Every framework has a hello world, Fugue is the same. But you must understand that distributed computing is not easy, being able to modify the hello world code for some simple things doesn't mean you master it. And please don't be misled by hello world examples of any distributed frameworks. There is much more to understand.

In [ ]:

from fugue import FugueWorkflow

# create a dataframe and print
with FugueWorkflow() as dag:
    dag.df([[0,"hello"],[1,"world"]],"x:int,b:str").show()

Fugue is using DAG (Directed Acyclic Graph) to express workflow. You always construct a dag before executing it.
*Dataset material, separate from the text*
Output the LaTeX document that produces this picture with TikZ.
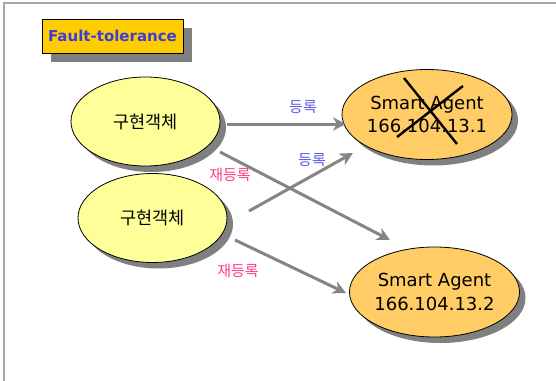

Currently, Fugue does not support execution during construction (this is actually interactive mode). But the experience of using dag should be similar to using native Spark in notebook, both are lazy.

The with statement tells the system I want to execute it when exiting. You don't have to use with all the time. For example, submitting to spark may be slow, it's totally fine we construct the dag, then start Spark and run it, this can capture many errors much quicker.

In [ ]:

from fugue import FugueWorkflow
from fugue_spark import SparkExecutionEngine
from fugue_dask import DaskExecutionEngine

dag = FugueWorkflow()
dag.df([[0,"hello"],[1,"world"]],"x:int,b:str").show()
# here I have finished the construction, and the following is to run on different execution engines

dag.run()                     # native python
dag.run(SparkExecutionEngine) # spark
dag.run(DaskExecutionEngine)  # dask

You can find that the results are the same, but they are of different dataframes. Different execution engine will use different dataframes, they can convert to each other. Fugue tries to make the concept of DataFrame as abstract as possible, users in most cases only need to care data inside a dataframe.

Here we show the simple ways to run the same dag on different execution engines, it's good for initial prototyping. But in real use cases, you should well configure your execution engines and then pass into the dag to run. Again, hello world != real way to use.